Now Munro has become the thirteenth women to win the Nobel Prize for Literature in the 112 years since the award was established. Her fictional world was not, after all, fanciful. (Seven of those thirteen women have won since 1991, but still.)
I fell in love with Munro this summer, devouring dozens of her stories. (She has never written a novel, properly speaking.) She is the bard of southern Ontario, where I’m from, and if you know southern Ontario you’ll understand what a hard place it is to be a bard for. Before the province became a haven for immigrants in the sixties, it was an arid, intolerant, joyless place, a land of King Billy-worshipping Orange Lodgers—Presbyterian, in a word.
Munro watched this drab landscape with a falcon’s eye – minutely, but from afar – and saw in it the universal: the longing for wider horizons, the inopportune times that wounds choose to resurface, the chaos wrought by sex, the uncomfortable knotting of dependence and resentment at the heart of filial love.

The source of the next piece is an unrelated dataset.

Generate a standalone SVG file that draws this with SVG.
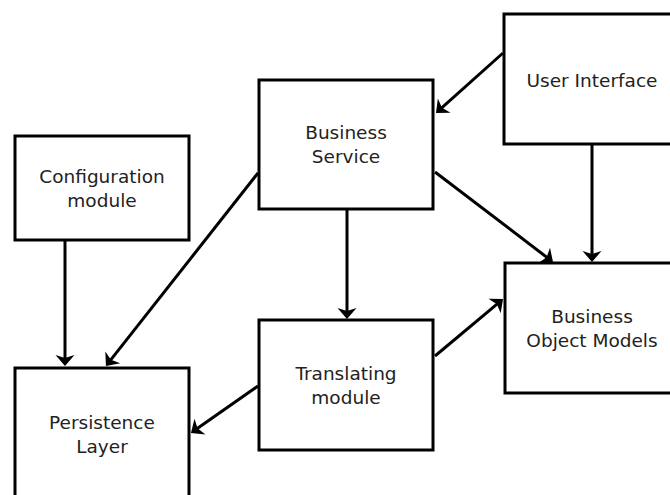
<svg xmlns="http://www.w3.org/2000/svg" width="670" height="495" viewBox="0 0 670 495">
<style>
.box{fill:#fff;stroke:#000;stroke-width:3}
.lbl{font-family:"DejaVu Sans",sans-serif;font-size:18.5px;fill:#222;text-anchor:middle}
.conn{stroke:#000;stroke-width:3;fill:none;marker-end:url(#arr)}
</style>
<defs>
<marker id="arr" markerUnits="userSpaceOnUse" orient="auto" refX="-2" refY="0" markerWidth="30" markerHeight="30" viewBox="-15 -15 30 30" overflow="visible">
<path d="M0,0 L-11,-9.5 L-8,0 L-11,9.5 Z" fill="#000"/>
</marker>
</defs>
<rect width="670" height="495" fill="#fff"/>
<g id="config"><rect class="box" x="15" y="136" width="174" height="104"/><text class="lbl" x="102" y="183">Configuration</text><text class="lbl" x="102" y="207">module</text></g>
<g id="business-service"><rect class="box" x="259" y="80" width="174" height="129"/><text class="lbl" x="346" y="139">Business</text><text class="lbl" x="346" y="163">Service</text></g>
<g id="user-interface"><rect class="box" x="504" y="14" width="176" height="130"/><text class="lbl" x="592" y="87">User Interface</text></g>
<g id="translating"><rect class="box" x="259" y="320" width="174" height="130"/><text class="lbl" x="346" y="380">Translating</text><text class="lbl" x="346" y="404">module</text></g>
<g id="bom"><rect class="box" x="505" y="263" width="176" height="130"/><text class="lbl" x="592" y="323">Business</text><text class="lbl" x="592" y="347">Object Models</text></g>
<g id="persistence"><rect class="box" x="15" y="368" width="174" height="132"/><text class="lbl" x="102" y="429">Persistence</text><text class="lbl" x="102" y="453">Layer</text></g>
<g id="connectors">
<line class="conn" x1="503" y1="53" x2="437.5" y2="111.7"/>
<line class="conn" x1="435" y1="172" x2="551.4" y2="260.8"/>
<line class="conn" x1="592" y1="144" x2="592" y2="260"/>
<line class="conn" x1="347" y1="210" x2="347" y2="317"/>
<line class="conn" x1="435" y1="356" x2="501.5" y2="300.3"/>
<line class="conn" x1="258" y1="173" x2="107.2" y2="364.4"/>
<line class="conn" x1="65" y1="240" x2="65" y2="364"/>
<line class="conn" x1="258" y1="386" x2="192.6" y2="431.8"/>
</g>
</svg>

Christian Lorentzen wrote an attack on Munro in the London Review of Books this summer, right around the time when my infatuation with her was burrowing deepest, that still seems breathtakingly inane. He charged her with parochialism, writing, “Ordinary people turn out to live in a rural corner of Ontario between Toronto and Lake Huron, and to be white, Christian, prudish and dangling on a class rung somewhere between genteel poverty and middle-class comfort.” About how many great writers could you formulate that sentence? Replace Ontario with New Jersey, Mississippi, or Nigeria and you have Roth, Faulkner, and Achebe. Munro writes what she knows.
She is rightly celebrated as a feminist author, but it was always her depiction of the moral universe of southwestern Ontario, the world of my great-grandparents, that impressed me most. It can be a claustrophobic world—it certainly was for her protagonists, often teenage simulacrums of herself. But in Munro's hands, that world finds meaning beyond itself.
Once you’ve read a Munro story, it’s hard to limit yourself to just one.